La théorie, c'est très bien, mais qu'en est-il de la pratique ? Le premier mot qui devrait venir en tête de tout joueur s'intéressant au modèle devrait être "Minecraft". On peut en fait considérer Minecraft comme l'une des grosses réussites de learly access, et ce quoi que l'on pense de la qualité du jeu par ailleurs. Le projet, débuté en 2009 et proposant d'acheter le produit dans sa version Alpha en pariant sur son avenir, a beaucoup contribué à donner ses lettres de noblesse au financement participatif quand des millions de joueurs ont assisté à sa sortie officielle en 2011, prouvant ainsi qu'un early access réussi permet véritablement de produire un jeu complet et répondant aux attentes des joueurs. Il ne s'agit bien évidemment pas de l'unique exemple de financement participatif, il en représente certainement le succès le plus ancré dans les mémoires.
... et d'autres plus mitigés
Si l'on sait donc que le crowdfunding peut permettre à certains projets de s'accomplir, il reste alors à savoir s'il ne s'agit pas d'une simple exception. Sans aller jusqu'à cette extrémité, force est de constater que le financement participatif n'est pas un remède miracle, qui permet à tous les projets de se réaliser. Ici, l'exemple le plus frappant est probablement DayZ. Ce jeu, en partant d'un simple mod de Arma II, a vite convaincu les joueurs par ses idées originales et son projet ambitieux, tant et si bien qu'il a pu obtenir son indépendance et devenir un véritable stand-alone. Cependant, depuis sa sortie il y a un an de cela, certains joueurs ont l'impression que l'équipe a tout simplement déserté le jeu une fois celui-ci vendu à des millions d'exemplaires. Rempli de bugs et amputé d'une énorme partie du contenu promis, le projet a suscité beaucoup de déception.

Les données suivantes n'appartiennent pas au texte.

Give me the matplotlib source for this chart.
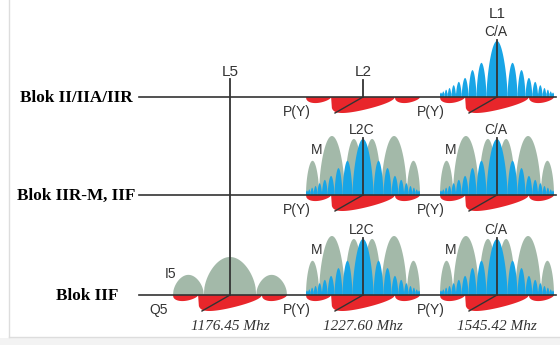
import numpy as np
import matplotlib.pyplot as plt

# GPS signal spectra per satellite block (schematic)
blocks = ["Blok II/IIA/IIR", "Blok IIR-M, IIF", "Blok IIF"]
bands = ["L5", "L2", "L1"]
freq_labels = ["1176.45 Mhz", "1227.60 Mhz", "1545.42 Mhz"]

# which signals each block transmits on which band
block_signals = [
    [("L2", "P(Y)"), ("L1", "P(Y)"), ("L1", "C/A")],
    [("L2", "P(Y)"), ("L2", "M"), ("L2", "L2C"),
     ("L1", "P(Y)"), ("L1", "M"), ("L1", "C/A")],
    [("L5", "Q5"), ("L5", "I5"),
     ("L2", "P(Y)"), ("L2", "M"), ("L2", "L2C"),
     ("L1", "P(Y)"), ("L1", "M"), ("L1", "C/A")],
]

# lobe shapes: outer edge of each lobe (fraction of half span)
# and relative lobe height
ca_edges = [0.185, 0.36, 0.5, 0.62, 0.72, 0.8, 0.865, 0.92, 0.965, 1.0]
ca_heights = [1.0, 0.61, 0.48, 0.34, 0.27, 0.21, 0.16, 0.13, 0.10, 0.08]
m_edges = [0.32, 0.77, 1.0]
m_heights = [0.95, 1.0, 0.58]
py_edges = [0.56, 1.0]
py_heights = [1.0, 0.38]
i5_edges = [0.46, 1.0]
i5_heights = [1.0, 0.53]

# layout (pixels)
band_x = {"L5": 230, "L2": 363, "L1": 497}
row_y = [97, 195, 295]
label_right = [133, 135, 118]
half_span = 57
sig_height = {"C/A": 56, "L2C": 56, "M": 59, "I5": 38, "P(Y)": 16, "Q5": 16}
# edges, heights, roundness, split centre, left-lean of each lobe (main, side)
sig_shape = {"C/A": (ca_edges, ca_heights, 0.6, False, (1.0, 1.0)),
             "L2C": (ca_edges, ca_heights, 0.6, False, (1.0, 1.0)),
             "M": (m_edges, m_heights, 0.5, True, (1.0, 1.0)),
             "I5": (i5_edges, i5_heights, 0.5, False, (1.0, 1.0)),
             "P(Y)": (py_edges, py_heights, 0.55, False, (0.4, 0.7)),
             "Q5": (py_edges, py_heights, 0.55, False, (0.4, 0.7))}
sig_color = {"C/A": "#18a5e6", "L2C": "#18a5e6", "M": "#a3b9a9",
             "I5": "#a3b9a9", "P(Y)": "#e8262b", "Q5": "#e8262b"}
below = {"P(Y)", "Q5"}
dark = "#333333"
sans = "Liberation Sans"
serif = "Liberation Serif"


def lobes(edges, heights, p, split, lean):
    # list of (u, h) arrays, one per lobe, u in [-1, 1]
    out = []
    lo = 0.0
    t = np.linspace(0, 1, 80)
    for k, (e, hk) in enumerate(zip(edges, heights)):
        w = lean[0] if k == 0 else lean[1]
        h = hk * np.sin(np.pi * t ** w) ** p
        if k == 0 and not split:
            out.append((-e + 2 * e * t, h))
        else:
            out.append((lo + t * (e - lo), h))
            out.append((-e + t * (e - lo), h))
        lo = e
    return out


fig = plt.figure(figsize=(5.6, 3.45), dpi=100)
ax = fig.add_axes([0, 0, 1, 1])
ax.set_xlim(0, 560)
ax.set_ylim(345, 0)
ax.axis("off")

# light frame
ax.fill_between([0, 560], 338, 345, color="#f3f3f3", lw=0)
ax.plot([9, 9], [0, 337], color="#dddddd", lw=1)
ax.plot([9, 560], [337, 337], color="#dddddd", lw=1)

order = ["P(Y)", "Q5", "M", "I5", "C/A", "L2C"]
for r, (name, y0) in enumerate(zip(blocks, row_y)):
    sigs = sorted(block_signals[r], key=lambda s: order.index(s[1]))
    for band, sig in sigs:
        xc = band_x[band]
        H = sig_height[sig]
        edges, heights, p, split, lean = sig_shape[sig]
        for u, h in lobes(edges, heights, p, split, lean):
            xs = xc + u * half_span
            if sig in below:
                ys = y0 + h * H
            else:
                ys = y0 - h * H
                if sig in ("C/A", "L2C"):
                    ys = np.minimum(ys, y0 - 3.5)
            ax.fill(np.r_[xs, xs[-1], xs[0]], np.r_[ys, y0, y0],
                    color=sig_color[sig], lw=0, zorder=2)
        if sig in below:
            ax.plot([xc, xc - 28], [y0, y0 + H], color=dark, lw=1, zorder=4)
            ax.text(xc - 66 if sig == "P(Y)" else xc - 71, y0 + 19, sig,
                    fontsize=10, family=sans, color=dark, ha="center", va="baseline")
        elif sig == "M":
            ax.text(xc - 46, y0 - 41, sig, fontsize=10, family=sans,
                    color=dark, ha="center", va="baseline")
        elif sig == "I5":
            ax.text(xc - 59, y0 - 17, sig, fontsize=10, family=sans,
                    color=dark, ha="center", va="baseline")
        else:
            ax.plot([xc, xc], [y0, y0 - H - 1], color=dark, lw=1.3, zorder=4)
            ax.text(xc - 1, y0 - 61, sig, fontsize=10, family=sans,
                    color=dark, ha="center", va="baseline")

    ax.plot([139, 556], [y0, y0], color=dark, lw=1.2, zorder=3)
    ax.text(label_right[r], y0 + 4.5, name, fontsize=12.3, family=serif,
            weight="bold", ha="right", va="baseline", color="black")

# band markers on the top row
ax.plot([band_x["L5"], band_x["L5"]], [79, row_y[2]], color=dark, lw=1.3, zorder=4)
ax.plot([band_x["L2"], band_x["L2"]], [80, row_y[0]], color=dark, lw=1.3, zorder=4)
ax.text(band_x["L5"], 76, "L5", fontsize=11, family=sans, color=dark,
        ha="center", va="baseline")
ax.text(band_x["L2"], 76, "L2", fontsize=11, family=sans, color=dark,
        ha="center", va="baseline")
ax.text(band_x["L1"], 18, "L1", fontsize=11, family=sans, color=dark,
        ha="center", va="baseline")

for band, lab in zip(bands, freq_labels):
    ax.text(band_x[band], 330, lab, fontsize=11, family=serif, style="italic",
            color=dark, ha="center", va="baseline")

fig.savefig("out.png", dpi=100)
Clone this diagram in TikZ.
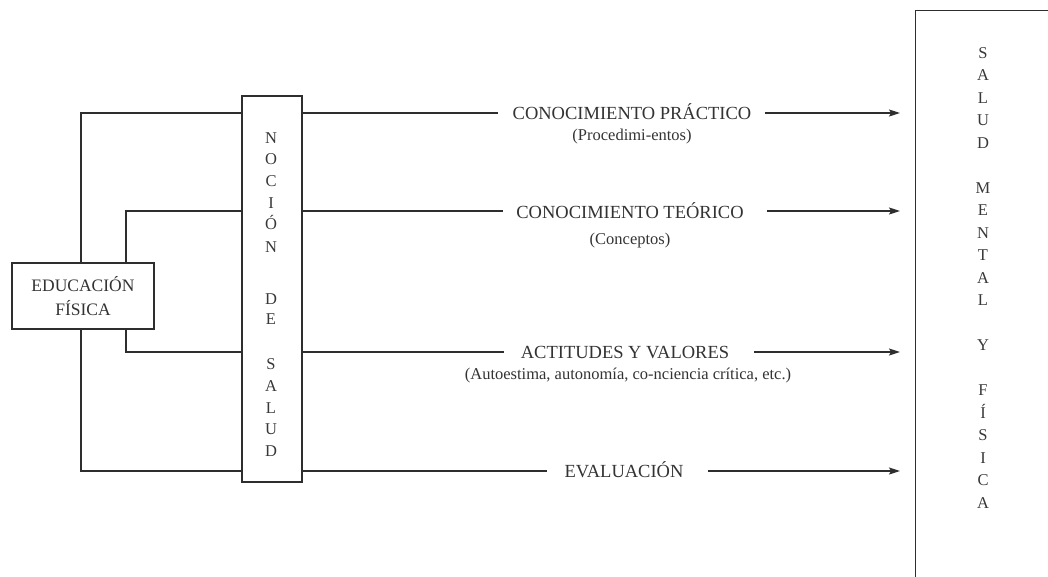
\documentclass[tikz,border=0pt]{standalone}
\usepackage{fontspec}
\setmainfont{Liberation Serif}
\usetikzlibrary{arrows.meta}
\begin{document}
\begin{tikzpicture}[x=1pt,y=-1pt,
  ln/.style={draw=black!82,line width=1.3pt},
  box/.style={draw=black!82,line width=1.3pt,inner sep=0pt},
  ttl/.style={text=black!80,font=\fontsize{18.5}{22}\selectfont,anchor=base,inner sep=0pt},
  sub/.style={text=black!80,font=\fontsize{16.5}{20}\selectfont,anchor=base,inner sep=0pt},
  lett/.style={text=black!78,font=\fontsize{16.5}{18}\selectfont,anchor=base,inner sep=0pt},
  arr/.style={ln,-{Stealth[length=11pt,width=7pt,inset=2pt]}}
]
\useasboundingbox (0,0) rectangle (1048,576);
% boxes
\node[box,minimum width=142pt,minimum height=66pt,align=center,text=black!80,
      font=\fontsize{17.5}{24}\selectfont] (edu) at (83,296) {EDUCACIÓN\\FÍSICA};
\node[box,minimum width=60pt,minimum height=386pt] (noc) at (272,289) {};
\node[box,minimum width=160pt,minimum height=590pt,anchor=north west] (sal) at (915,10) {};
% letters of NOCION DE SALUD
\foreach \c/\y [count=\i] in {N/137,O/158,C/180,I/202,Ó/223,N/246,D/298,E/318,S/363,A/385,L/407,U/428,D/450}
  \node[lett] (n\i) at (271,\y+6) {\c};
% letters of SALUD MENTAL Y FISICA
\foreach \c/\k [count=\i] in {S/0,A/1,L/2,U/3,D/4,M/6,E/7,N/8,T/9,A/10,L/11,Y/13,F/15,Í/16,S/17,I/18,C/19,A/20}
  \node[lett] (s\i) at (983,52+22.5*\k+6) {\c};
% row coordinates
\coordinate (r1) at (0,113);
\coordinate (r2) at (0,211);
\coordinate (r3) at (0,352);
\coordinate (r4) at (0,471);
\coordinate (xo) at (81,0);
\coordinate (xi) at (126,0);
% labels
\node[ttl] (t1) at (632,119) {CONOCIMIENTO PRÁCTICO};
\node[sub] (u1) at (632,140) {(Procedimi-entos)};
\node[ttl] (t2) at (630,218) {CONOCIMIENTO TEÓRICO};
\node[sub] (u2) at (630,244) {(Conceptos)};
\node[ttl] (t3) at (625,358) {ACTITUDES Y VALORES};
\node[sub] (u3) at (628,379) {(Autoestima, autonomía, co-nciencia crítica, etc.)};
\node[ttl] (t4) at (624,477) {EVALUACIÓN};
% left connectors
\draw[ln] (xo |- edu.north) |- (noc.west |- r1);
\draw[ln] (xi |- edu.north) |- (noc.west |- r2);
\draw[ln] (xi |- edu.south) |- (noc.west |- r3);
\draw[ln] (xo |- edu.south) |- (noc.west |- r4);
% right connectors
\draw[ln] (noc.east |- r1) -- ([xshift=-14pt]t1.west |- r1);
\draw[arr] ([xshift=13pt]t1.east |- r1) -- ([xshift=-15pt]sal.west |- r1);
\draw[ln] (noc.east |- r2) -- ([xshift=-13pt]t2.west |- r2);
\draw[arr] ([xshift=23pt]t2.east |- r2) -- ([xshift=-15pt]sal.west |- r2);
\draw[ln] (noc.east |- r3) -- ([xshift=-17pt]t3.west |- r3);
\draw[arr] ([xshift=25pt]t3.east |- r3) -- ([xshift=-15pt]sal.west |- r3);
\draw[ln] (noc.east |- r4) -- ([xshift=-17pt]t4.west |- r4);
\draw[arr] ([xshift=24pt]t4.east |- r4) -- ([xshift=-15pt]sal.west |- r4);
\end{tikzpicture}
\end{document}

Le crowdfunding, un danger pour les joueurs ?
On peut alors se demander si avec le financement participatif n'est pas née une toute nouvelle forme d'arnaque, reposant sur les espoirs des joueurs à qui l'on promet des fonctionnalités trop ambitieuses pour être réellement mises en place, afin de leur soutirer de l'argent. Sans aller jusqu'à ce constat alarmiste, on se rend vite compte des faiblesses du système. Selon Patrick Walker, dirigeant d'un organisme de statistiques sur les jeux vidéo, seulement 25% des projets financés par l'accès anticipé de Steam ont véritablement vu le jour. Si l'on peut excuser cette faible proportion par la relative jeunesse du système, cette statistique donne tout de même à réfléchir. De plus, le modèle du financement participatif permet aux développeurs de se donner une énorme marge de manoeuvre vis-à-vis des joueurs, en usant et abusant de l'argument du "notre jeu est toujours en développement, donnez-nous un peu plus de temps". Sur les différents forums de jeux vidéo, on rencontre d'ailleurs souvent des joueurs nous assurant que "le jeu n'est qu'en bêta, il deviendra génial dans quelques mois".
Un constat à relativiser
Cependant, malgré certains constats inquiétants, nous ne devons pas céder à la tentation de mettre tous les oeufs dans le même panier. Le financement participatif, en effet, reste un formidable outil pour les développeurs indépendants ayant toutes les compétences et les idées pour réaliser un bon jeu mais manquant simplement de budget. De l'avis de l'auteur, la meilleure attitude à adopter face au crowdfunding est la "méfiance bienveillante" : ne pas céder aux sirènes du système et obtenir le maximum de renseignements sur un projet qui nous intéresse avant d'y investir de l'argent. En s'en tenant à ce comportement et en ne finançant que les projets qui paraissent à la fois sûrs et intéressants, les risques devraient être considérablement réduits.